DATA PROVIDED.
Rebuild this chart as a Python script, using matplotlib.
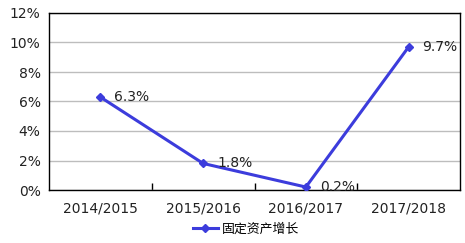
import matplotlib
matplotlib.use("Agg")
import matplotlib.pyplot as plt
from matplotlib.ticker import FixedLocator, NullFormatter

plt.rcParams['font.family'] = ['DejaVu Sans', 'Noto Sans CJK SC']

categories = ["2014/2015", "2015/2016", "2016/2017", "2017/2018"]
values = [6.3, 1.8, 0.2, 9.7]
series_name = "固定资产增长"
yticks = [0, 2, 4, 6, 8, 10, 12]

W, H = 465, 243
fig = plt.figure(figsize=(W/100, H/100), dpi=100)
ax = fig.add_axes([49/W, 1-190/H, (460-49)/W, (190-13)/H])

color = "#3c3cdc"
fs = 10
x = list(range(len(categories)))
ax.plot(x, values, color=color, lw=2.2, marker="D", ms=4.5, label=series_name, zorder=3)
for xi, v in zip(x, values):
    ax.annotate(f"{v}%", (xi, v), xytext=(10, 0), textcoords="offset points",
                fontsize=fs, va="center", ha="left", color="#222222")

ax.set_xlim(-0.5, len(categories)-0.5)
ax.set_ylim(0, 12)
ax.set_yticks(yticks)
ax.set_yticklabels([f"{t}%" for t in yticks], fontsize=fs, color="#222222")
ax.yaxis.grid(True, color="#bdbdbd", lw=1)
ax.set_axisbelow(True)
ax.tick_params(axis="y", length=0, pad=6)

ax.set_xticks(x)
ax.set_xticklabels(categories, fontsize=fs, color="#222222")
ax.tick_params(axis="x", which="major", length=0, pad=8)
ax.xaxis.set_minor_locator(FixedLocator([0.5, 1.5, 2.5]))
ax.xaxis.set_minor_formatter(NullFormatter())
ax.tick_params(axis="x", which="minor", direction="in", length=5, width=1, color="black")

for s in ax.spines.values():
    s.set_color("black")
    s.set_linewidth(1)

leg = fig.legend(loc="center", bbox_to_anchor=(246/W, 1-229/H), frameon=False,
                 handlelength=2.0, handletextpad=0.3,
                 prop={'family': ['Noto Sans CJK SC'], 'size': 9.3})

fig.savefig("out.png", dpi=100)
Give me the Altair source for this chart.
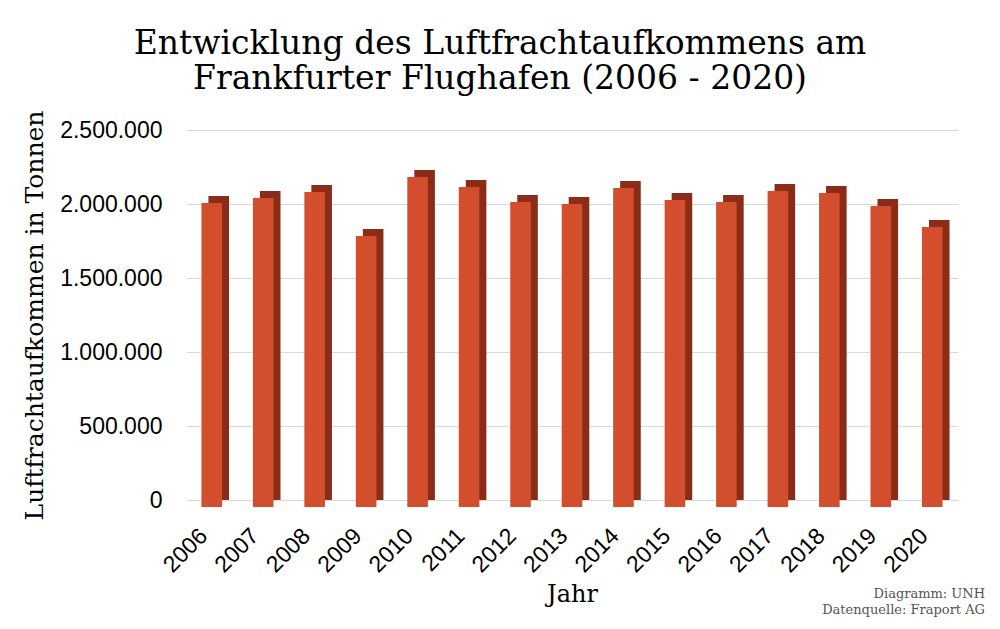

TASK PROMPT. Look over the records above and copy each line that includes the string "chart".

FULL ANSWER.
Rebuild this chart as a Python script, using matplotlib.
Give me the Altair source for this chart.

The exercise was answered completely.